Tuesday, January 25, 2011

South Korean Economy Probably Expanded Last Quarter as Inflation Quickened

South Korea’s economic growth likely moderated in the fourth quarter as quickening inflation added pressure on the central bank to extend interest-rate increases.

Gross domestic product rose 0.4 percent in the three months through December from the third quarter, when it gained 0.7 percent, according to the median of 12 estimates in a Bloomberg News survey. The data are released at 8 a.m. in Seoul tomorrow.

President Lee Myung Bak has declared “war” on inflation, with the government announcing price controls and the central bank this month raising borrowing costs for the third time since the global financial crisis. The slowdown in the fourth quarter led by cooling investment will likely be temporary, analysts at DBS Group Holdings Ltd. said yesterday.

“Policy makers are focusing more on inflation now,” said Lee Sang Jae, an economist at Hyundai Securities Co. in Seoul. “The Bank of Korea is expected to keep normalizing rates as the economy will likely continue to post solid growth, supported by exports.”

The won rose 0.3 percent to 1,118.25 per dollar at the 3 p.m. close in Seoul, while the Kospi share index gained 0.2 percent, according to data compiled by Bloomberg. The currency has risen 2.9 percent in the past 12 months, the third-weakest advance in Asia, helping to support trade gains in the export- led economy.

The recovery in the U.S. economy may lead the central bank to increase its forecast for South Korean growth this year from the current estimate of 4.5 percent, Bank of Korea Governor Kim Choong Soo said on Jan. 19.

Annual Growth

Asia’s fourth-largest economy expanded 4.6 percent last quarter from a year earlier, according to the median estimate of 15 economists in another Bloomberg News survey. GDP increased at an annual rate of 4.4 percent in the three months through September.

Inflation will likely hover around 3.5 percent for an “extended period” driven by economic growth and rising raw material costs, Kim also said. The Bank of Korea targets consumer-price growth of 2 percent to 4 percent from 2010 through 2012.

The monetary authority raised the benchmark interest rate by a quarter of a percentage point this month to 2.75 percent, adding to similar moves in July and November from a record low. Borrowing costs have remained below inflation for a record 14 straight months, skewing incentives toward spending.

Inflation Threat

“We should revise our inflation forecast upwards, given our economic growth, the high level of inflation pressures in China and rising raw material costs,” one unnamed member of the Bank of Korea board said in minutes of the December interest-rate policy meeting released today. “Inflation may threaten our target ceiling, so we should act with a preemptive monetary policy.”
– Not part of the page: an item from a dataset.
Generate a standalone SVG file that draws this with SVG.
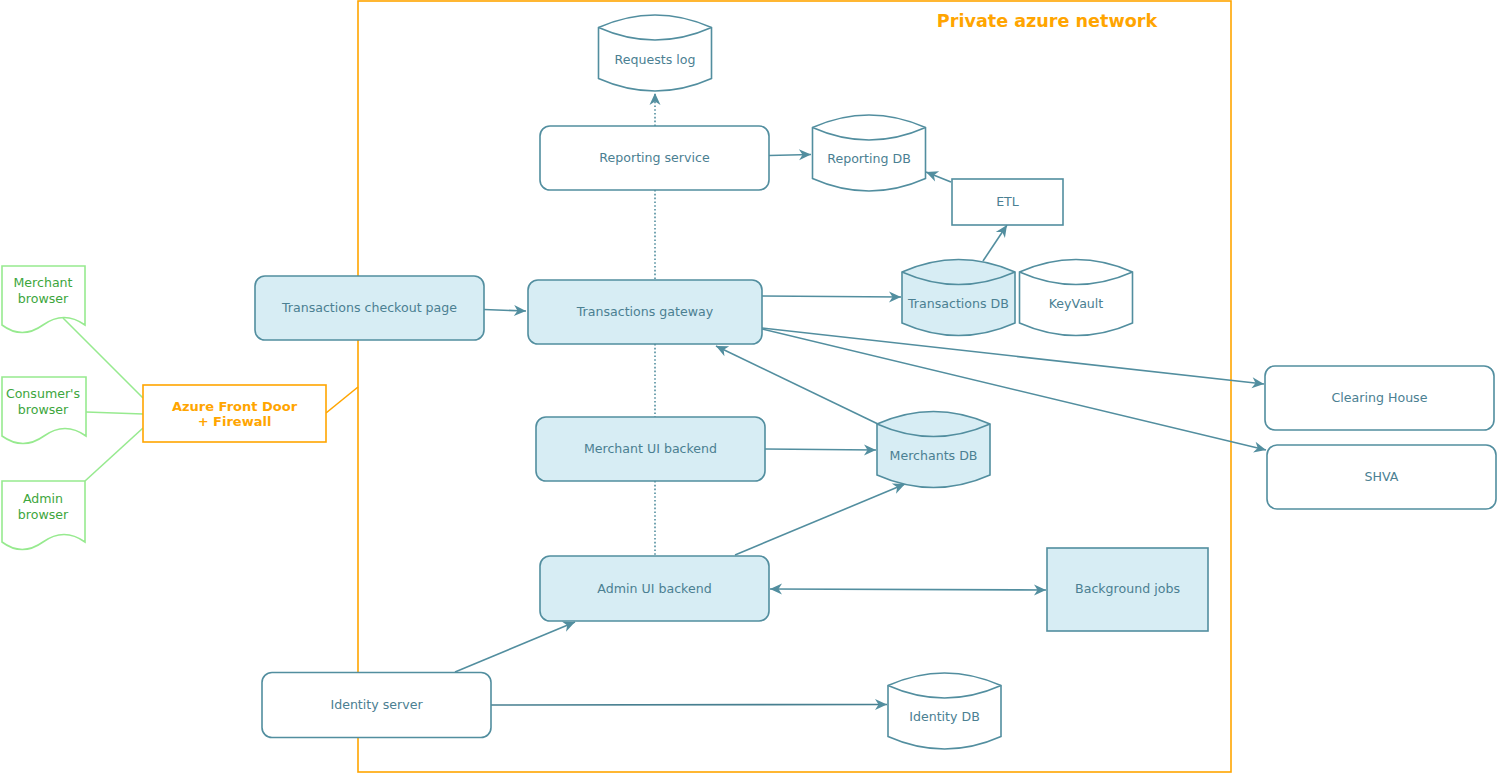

Some Asian counterparts have raised rates more aggressively. Thailand increased borrowing costs for the fourth time in seven months in January, while India boosted its benchmark rate to a two-year high today.

“The policy rate is unlikely to rise above 3.5 percent at the end of this year, as faster and larger increases would be a drag on domestic demand and slow economic growth, which the government expects to be 5 percent in 2011,” said Oh Suk Tae, an economist at SC First Bank Korea Ltd. in Seoul.

Exports rose for a 14th consecutive month in December. Overseas shipments are equivalent to about half the economy and boosted earnings last year at companies including Samsung Electronics Co., Asia’s biggest maker of semiconductors, flat screens and mobile phones.

Capital Inflows

South Korea has joined emerging markets from Thailand to Brazil in striving to counter foreign capital inflows and pare currency gains. The nation has revived taxes on overseas investors in domestic government bonds and tightened scrutiny of trading in foreign-currency derivatives.

Officials may tolerate higher gains in the won to offset rising prices for imported goods such as crude oil and food grains, SC First Bank’s Oh said.

The government on Jan. 13 announced plans to reduce import tariffs on some food items and freeze the cost of utilities, including electricity and gas. The administration also said it will ask steelmakers to refrain from raising prices.